Vinaya Pitaka (2): Bhikkhuni-vibhanga (the analysis of Nun’ rules)

by I. B. Horner | 2014 | 66,469 words | ISBN-13: 9781921842160

The English translation of the Bhikkhuni-vibhanga: the second part of the Suttavibhanga, which itself is the first book of the Pali Vinaya Pitaka, one of the three major ‘baskets’ of Therevada canonical literature. It is a acollection of rules for Buddhist nuns. The English translation of the Vinaya-pitaka (second part, bhikkhuni-vibhanga) contain...

Nuns’ Expiation (Pācittiya) 39

Bi-Pc.39.1.1 BD.3.320 … at Rājagaha in the Bamboo Grove at the squirrels’ feeding place. Now at that time nuns walked on alms-tour during the rains. People … spread it about, saying: “How can these nuns walk on almstour during the rains, trampling down the crops and grasses, injuring life that is one-facultied, bringing many small creatures to destruction?”[1] Nuns heard these people who … spread it about. Those who were modest nuns … spread it about, saying:

“How can these nuns … during the rains … bringing many small creatures to destruction?” …

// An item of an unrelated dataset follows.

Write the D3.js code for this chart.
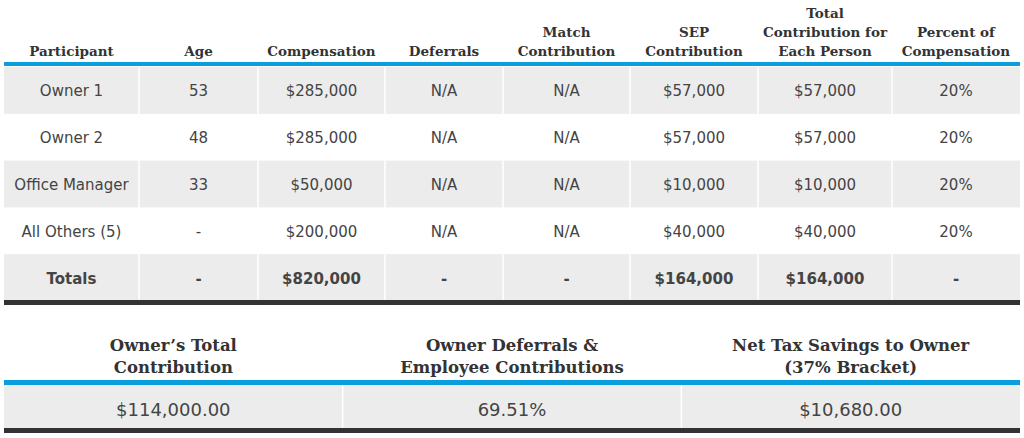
<!DOCTYPE html>
<html>
<head>
<meta charset="utf-8">
<script src="https://cdn.jsdelivr.net/npm/d3@7"></script>
<style>
  body { margin: 0; background: #fff; }
  svg { display: block; }
  .hdr { font-family: "DejaVu Serif", serif; font-weight: bold; fill: #333; }
  .cell { font-family: "DejaVu Sans", sans-serif; fill: #444; }
</style>
</head>
<body>
<div id="chart"></div>
<script>
// header labels, one entry per line
var headers = [
  ["Participant"],
  ["Age"],
  ["Compensation"],
  ["Deferrals"],
  ["Match", "Contribution"],
  ["SEP", "Contribution"],
  ["Total", "Contribution for", "Each Person"],
  ["Percent of", "Compensation"]
];

var participants = ["Owner 1", "Owner 2", "Office Manager", "All Others (5)", "Totals"];
var ages         = ["53", "48", "33", "-", "-"];
var compensation = ["$285,000", "$285,000", "$50,000", "$200,000", "$820,000"];
var deferrals    = ["N/A", "N/A", "N/A", "N/A", "-"];
var match        = ["N/A", "N/A", "N/A", "N/A", "-"];
var sep          = ["$57,000", "$57,000", "$10,000", "$40,000", "$164,000"];
var totalContrib = ["$57,000", "$57,000", "$10,000", "$40,000", "$164,000"];
var percentComp  = ["20%", "20%", "20%", "20%", "-"];

var summaryHeaders = [
  ["Owner\u2019s Total", "Contribution"],
  ["Owner Deferrals &", "Employee Contributions"],
  ["Net Tax Savings to Owner", "(37% Bracket)"]
];
var summaryValues = ["$114,000.00", "69.51%", "$10,680.00"];

var W = 1024, H = 438;
var left = 4, right = 1020;
var blue = "#0a9fdc", dark = "#333333", grey = "#ececec";

var svg = d3.select("#chart").append("svg").attr("width", W).attr("height", H);

// column widths of the main table
var colW = [135, 119, 127, 118, 127, 128, 134, 128];
var colEdges = [left];
colW.forEach(function (w) { colEdges.push(colEdges[colEdges.length - 1] + w); });

var columns = [participants, ages, compensation, deferrals, match, sep, totalContrib, percentComp];

var y = d3.scaleBand().domain(d3.range(participants.length)).range([67, 301]).paddingInner(0);

// header text
headers.forEach(function (lines, i) {
  var cx = (colEdges[i] + colEdges[i + 1]) / 2;
  lines.forEach(function (line, j) {
    svg.append("text").attr("class", "hdr")
      .attr("x", cx)
      .attr("y", 56 - (lines.length - 1 - j) * 19)
      .attr("text-anchor", "middle")
      .attr("font-size", 13.5)
      .text(line);
  });
});

// rows
var rows = svg.append("g");
participants.forEach(function (p, r) {
  var g = rows.append("g");
  if (r % 2 === 0) {
    g.append("rect").attr("x", left).attr("y", y(r)).attr("width", right - left)
      .attr("height", y.bandwidth()).attr("fill", grey);
  }
  colEdges.slice(1, -1).forEach(function (ex) {
    g.append("line").attr("x1", ex).attr("x2", ex).attr("y1", y(r)).attr("y2", y(r) + y.bandwidth())
      .attr("stroke", "#fff").attr("stroke-width", 1.5);
  });
  var last = r === participants.length - 1;
  columns.forEach(function (col, c) {
    g.append("text").attr("class", "cell")
      .attr("x", (colEdges[c] + colEdges[c + 1]) / 2)
      .attr("y", y(r) + y.bandwidth() / 2 + 6)
      .attr("text-anchor", "middle")
      .attr("font-size", 15)
      .attr("font-weight", last ? "bold" : "normal")
      .attr("fill", last ? "#333" : "#444")
      .text(col[r]);
  });
});

svg.append("rect").attr("x", left).attr("y", 62).attr("width", right - left).attr("height", 4).attr("fill", blue);
svg.append("rect").attr("x", left).attr("y", 300).attr("width", right - left).attr("height", 5).attr("fill", dark);

// summary table
var sx = d3.scaleBand().domain(d3.range(summaryValues.length)).range([left, right]);

summaryHeaders.forEach(function (lines, i) {
  lines.forEach(function (line, j) {
    svg.append("text").attr("class", "hdr")
      .attr("x", sx(i) + sx.bandwidth() / 2)
      .attr("y", 373 - (lines.length - 1 - j) * 22)
      .attr("text-anchor", "middle")
      .attr("font-size", 16.5)
      .text(line);
  });
});

svg.append("rect").attr("x", left).attr("y", 385).attr("width", right - left).attr("height", 43).attr("fill", grey);
summaryValues.forEach(function (v, i) {
  if (i > 0) {
    svg.append("line").attr("x1", sx(i)).attr("x2", sx(i)).attr("y1", 385).attr("y2", 428)
      .attr("stroke", "#fff").attr("stroke-width", 1.5);
  }
  svg.append("text").attr("class", "cell")
    .attr("x", sx(i) + sx.bandwidth() / 2)
    .attr("y", 416)
    .attr("text-anchor", "middle")
    .attr("font-size", 18)
    .attr("fill", "#333")
    .text(v);
});
svg.append("rect").attr("x", left).attr("y", 380).attr("width", right - left).attr("height", 5).attr("fill", blue);
svg.append("rect").attr("x", left).attr("y", 428).attr("width", right - left).attr("height", 5).attr("fill", dark);
</script>
</body>
</html>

“Is it true, as is said, monks, that nuns … during the rains … bringing many small creatures to destruction?”

“It is true, lord.”

The enlightened one, the lord, rebuked them, saying:

“How, monks, can nuns walk on almstour during the rains … bringing many small creatures to destruction? It is not, monks, for pleasing those who are not (yet) pleased … this rule of training:

Whatever nun should walk on almstour during the rains, there is an offence of expiation.” Vin.4.297


Bi-Pc.39.2.1 Whatever means: … nun is to be understood in this case.

BD.3.321 During the rains means: not having spent the first three months or the last three months.[2]

Should walk on almstour means: in a village close enough for a cock (to walk) … see Bi-Pc.37.2.1 … in what is not a village, in the jungle, there is an offence of expiation.


Bi-Pc.39.2.2 There is no offence if she goes away for seven days because there is something to be done; if she goes away because she is troubled about something; if she is mad, if she is the first wrong-doer.

Footnotes and references:

[1]:

These three phrases occur at Vin.1.137, Vin.1.138, where rains-retreat is allowed to the monks, for lay-people had complained that by walking for alms in all seasons they did harm to crops and small living things, and where it is made a dukkaṭa for monks to set out on almstour before they have kept the earlier or later three months of the rains. For “life that is one-facultied,” cf. BD.2.223, BD.2.226, and for “small creatures to destruction,” cf. BD.2.71.

[2]:

The rains were reckoned to occupy four months; three of these had to be spent in a rains-settlement, on which there were two times for entering, Vin.1.137. Cf. definition of “having spent the rains” below, BD.3.322, BD.3.354.